How to Use SIP Calculators Correctly
- Run 3 scenarios: 10% (pessimistic), 12% (base case), 15% (optimistic)
- Plan based on the pessimistic case — any extra return is a bonus
- Account for inflation: Subtract 6% from your return rate to get "real returns"
- Add step-up: A 10% annual step-up is realistic and dramatically improves results
- Review annually: Recalculate every year as your financial situation changes
Calculate Your SIP with Different Scenarios ↓
Our SIP calculator lets you adjust return rates from 1–30% and add step-up. Try 3 different scenarios to plan conservatively.
Open SIP Calculator →Frequently Asked Questions
Are SIP calculators accurate?
SIP calculators are mathematically accurate for the inputs provided.
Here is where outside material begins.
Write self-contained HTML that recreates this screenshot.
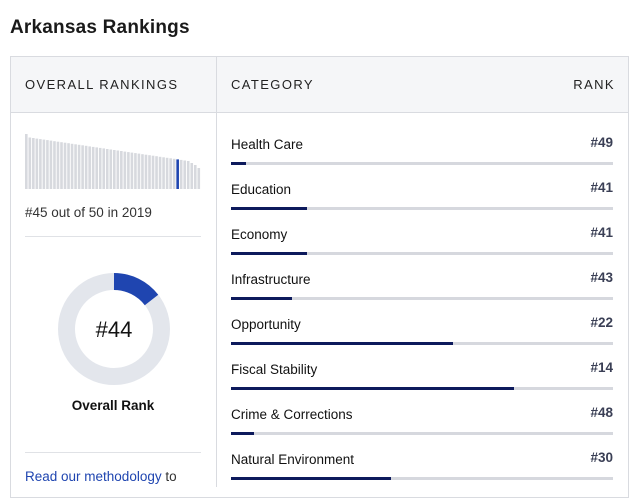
<!DOCTYPE html>
<html><head><meta charset="utf-8"><style>
body{margin:0;width:640px;height:484px;background:#fff;font-family:"Liberation Sans",sans-serif;overflow:hidden;position:relative;color:#111}
.a{position:absolute}
h1{position:absolute;left:10px;top:17px;margin:0;font-size:19px;font-weight:bold;color:#1a1a1a;letter-spacing:0.2px}
.hdr{font-size:13px;letter-spacing:1.4px;color:#222}
.lab{font-size:13.5px;color:#111}
.rk{font-size:13.5px;color:#3a3f55;font-weight:bold;right:27px}
.trk{left:231px;width:382px;height:3px;background:#d6d8de}
.fill{position:absolute;left:0;top:0;height:3px;background:#0d1a5c}
</style></head><body>
<h1>Arkansas Rankings</h1>
<div class="a" style="left:10px;top:56px;width:617px;height:440px;border:1px solid #d9dbe0"></div>
<div class="a" style="left:11px;top:57px;width:617px;height:55px;background:#f5f6f8;border-bottom:1px solid #d9dbe0"></div>
<div class="a" style="left:216px;top:57px;width:1px;height:430px;background:#d9dbe0"></div>
<div class="a hdr" style="left:25px;top:77px">OVERALL RANKINGS</div>
<div class="a hdr" style="left:231px;top:77px">CATEGORY</div>
<div class="a hdr" style="right:25px;top:77px">RANK</div>
<svg class="a" style="left:0;top:0" width="216" height="484">
<g fill="#d7d9de">
<rect x="25" y="134" width="2.6" height="55"/>
<rect x="28.52" y="137.5" width="2.6" height="51.5"/>
<rect x="32.04" y="138" width="2.6" height="51"/>
<rect x="35.56" y="138.6" width="2.6" height="50.4"/>
<rect x="39.08" y="139.1" width="2.6" height="49.9"/>
<rect x="42.6" y="139.6" width="2.6" height="49.4"/>
<rect x="46.12" y="140.1" width="2.6" height="48.9"/>
<rect x="49.64" y="140.6" width="2.6" height="48.4"/>
<rect x="53.16" y="141.2" width="2.6" height="47.8"/>
<rect x="56.68" y="141.7" width="2.6" height="47.3"/>
<rect x="60.2" y="142.2" width="2.6" height="46.8"/>
<rect x="63.72" y="142.7" width="2.6" height="46.3"/>
<rect x="67.24" y="143.2" width="2.6" height="45.8"/>
<rect x="70.76" y="143.8" width="2.6" height="45.2"/>
<rect x="74.28" y="144.3" width="2.6" height="44.7"/>
<rect x="77.8" y="144.8" width="2.6" height="44.2"/>
<rect x="81.32" y="145.3" width="2.6" height="43.7"/>
<rect x="84.84" y="145.8" width="2.6" height="43.2"/>
<rect x="88.36" y="146.4" width="2.6" height="42.6"/>
<rect x="91.88" y="146.9" width="2.6" height="42.1"/>
<rect x="95.4" y="147.4" width="2.6" height="41.6"/>
<rect x="98.92" y="147.9" width="2.6" height="41.1"/>
<rect x="102.44" y="148.4" width="2.6" height="40.6"/>
<rect x="105.96" y="149" width="2.6" height="40"/>
<rect x="109.48" y="149.5" width="2.6" height="39.5"/>
<rect x="113" y="150" width="2.6" height="39"/>
<rect x="116.52" y="150.5" width="2.6" height="38.5"/>
<rect x="120.04" y="151" width="2.6" height="38"/>
<rect x="123.56" y="151.6" width="2.6" height="37.4"/>
<rect x="127.08" y="152.1" width="2.6" height="36.9"/>
<rect x="130.6" y="152.6" width="2.6" height="36.4"/>
<rect x="134.12" y="153.1" width="2.6" height="35.9"/>
<rect x="137.64" y="153.6" width="2.6" height="35.4"/>
<rect x="141.16" y="154.2" width="2.6" height="34.8"/>
<rect x="144.68" y="154.7" width="2.6" height="34.3"/>
<rect x="148.2" y="155.2" width="2.6" height="33.8"/>
<rect x="151.72" y="155.7" width="2.6" height="33.3"/>
<rect x="155.24" y="156.2" width="2.6" height="32.8"/>
<rect x="158.76" y="156.8" width="2.6" height="32.2"/>
<rect x="162.28" y="157.3" width="2.6" height="31.7"/>
<rect x="165.8" y="157.8" width="2.6" height="31.2"/>
<rect x="169.32" y="158.3" width="2.6" height="30.7"/>
<rect x="172.84" y="158.8" width="2.6" height="30.2"/>
<rect x="176.36" y="159.4" width="2.6" height="29.6" fill="#1f45b0"/>
<rect x="179.88" y="159.9" width="2.6" height="29.1"/>
<rect x="183.4" y="160.5" width="2.6" height="28.5"/>
<rect x="186.92" y="161" width="2.6" height="28"/>
<rect x="190.44" y="163" width="2.6" height="26"/>
<rect x="193.96" y="165" width="2.6" height="24"/>
<rect x="197.48" y="168" width="2.6" height="21"/>
</g>
<circle cx="114" cy="329" r="47.5" fill="none" stroke="#e3e6ec" stroke-width="17"/>
<path d="M114 281.5 A47.5 47.5 0 0 1 151.5 300" fill="none" stroke="#1f45b0" stroke-width="17"/>
<text x="114" y="337" text-anchor="middle" font-family="Liberation Sans" font-size="22" fill="#111">#44</text>
</svg>
<div class="a" style="left:25px;top:205px;font-size:13.5px;color:#333">#45 out of 50 in 2019</div>
<div class="a" style="left:25px;top:236px;width:176px;height:1px;background:#e0e2e6"></div>
<div class="a" style="left:25px;top:398px;width:176px;text-align:center;font-size:13.5px;font-weight:bold">Overall Rank</div>
<div class="a" style="left:25px;top:452px;width:176px;height:1px;background:#e0e2e6"></div>
<div class="a" style="left:25px;top:469px;font-size:13.5px;color:#333"><span style="color:#1f45b0">Read our methodology</span> to</div>

<div class="a lab" style="left:231px;top:137px">Health Care</div><div class="a rk" style="top:135px">#49</div><div class="a trk" style="top:162px"><div class="fill" style="width:15px"></div></div>
<div class="a lab" style="left:231px;top:182px">Education</div><div class="a rk" style="top:180px">#41</div><div class="a trk" style="top:207px"><div class="fill" style="width:76px"></div></div>
<div class="a lab" style="left:231px;top:227px">Economy</div><div class="a rk" style="top:225px">#41</div><div class="a trk" style="top:252px"><div class="fill" style="width:76px"></div></div>
<div class="a lab" style="left:231px;top:272px">Infrastructure</div><div class="a rk" style="top:270px">#43</div><div class="a trk" style="top:297px"><div class="fill" style="width:61px"></div></div>
<div class="a lab" style="left:231px;top:317px">Opportunity</div><div class="a rk" style="top:315px">#22</div><div class="a trk" style="top:342px"><div class="fill" style="width:222px"></div></div>
<div class="a lab" style="left:231px;top:362px">Fiscal Stability</div><div class="a rk" style="top:360px">#14</div><div class="a trk" style="top:387px"><div class="fill" style="width:283px"></div></div>
<div class="a lab" style="left:231px;top:407px">Crime &amp; Corrections</div><div class="a rk" style="top:405px">#48</div><div class="a trk" style="top:432px"><div class="fill" style="width:23px"></div></div>
<div class="a lab" style="left:231px;top:452px">Natural Environment</div><div class="a rk" style="top:450px">#30</div><div class="a trk" style="top:477px"><div class="fill" style="width:160px"></div></div>
</body></html>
However, since returns are assumed (not actual market returns), the final corpus is a projection, not a guaranteed outcome.
Why is my actual SIP return different from the calculator?
Your actual returns differ because SIP calculators assume a constant return rate (e.g., 12% every year), while real markets fluctuate. Over long periods (15+ years), these average out close to the assumed rate.
What rate should I use in a SIP calculator?
Use 10-12% for conservative planning, 12-15% for moderate growth expectations. Always run multiple scenarios and make decisions based on the conservative estimate.
Does a SIP calculator account for tax?
Standard SIP calculators show pre-tax returns. To estimate post-tax corpus, note that LTCG above ₹1.25 lakh on equity funds is taxed at 12.5%. Deduct approximately 5-8% from the total gain shown by the calculator.